Oben entsteht Strom, bald der Jahresbedarf für 100 Haushalte, darunter reifen Birnen, Äpfel, Weichseln, Kirschen, Marillen und Zwetschken. In Kürze startet ein österreich- und europaweit einzigartiges Experiment in der steirischen Versuchsstation Obst- und Weinbau Haidegg am Stadtrand von Graz. Die wissenschaftliche Begleitung übernimmt Joanneum Research. Auf einer Fläche von rund 2.775 m2 werden 1.134 PV „Zebra-Module“ errichtet. Schon im Frühjahr soll die Agri-PV-Anlage in Betrieb gehen, rund die Hälfte der Obstanlage steht dann unter Strom.

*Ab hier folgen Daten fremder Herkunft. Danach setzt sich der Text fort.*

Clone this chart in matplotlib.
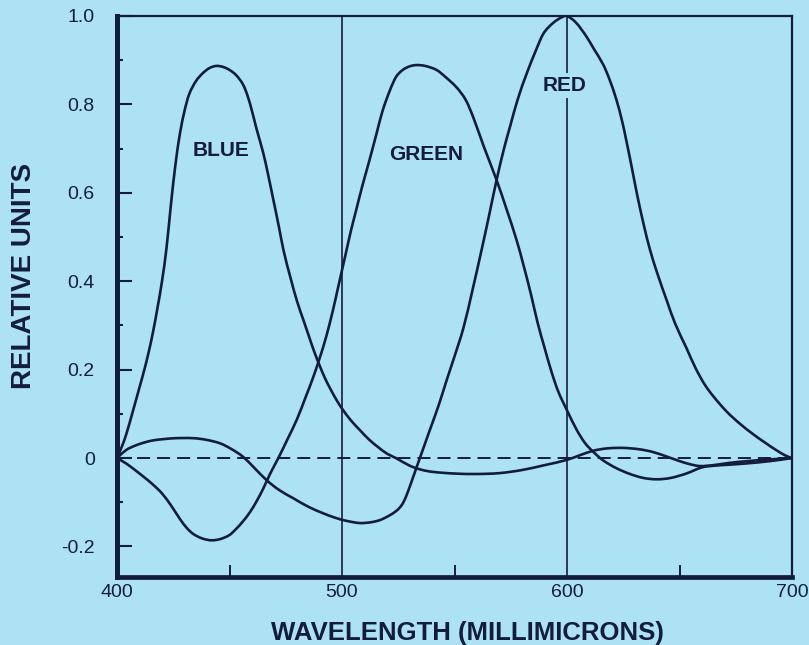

Der steirische Agrarlandesrat Hans Seitinger betonte beim Spatenstich die „einzigartige Kombination von Obstbau und Produktion von erneuerbarer Energie. Durch die Überdachung mit den Photovoltaikpaneelen werden die Folgen von Hagel, Starkregen und Frösten gemildert.“ Die Doppelnutzung in der Landwirtschaft sei eine Hilfe am Weg zur Eigenversorgung der Betriebe mit Energie und schaffe die Grundlage für neue Energiegemeinschaften. Überall dort, wo eine Doppelnutzung nicht zu Lasten der landwirtschaftlichen Produktion gehe, sei diese zu begrüßen. Lokale Energieversorger könnten auch mithelfen, die Netze zu stabilisieren. „Für die Bauern selbst muss die Wirtschaftlichkeit solcher Investitionen trotz aller positiven Folgen immer gegeben sein“, so Seitinger.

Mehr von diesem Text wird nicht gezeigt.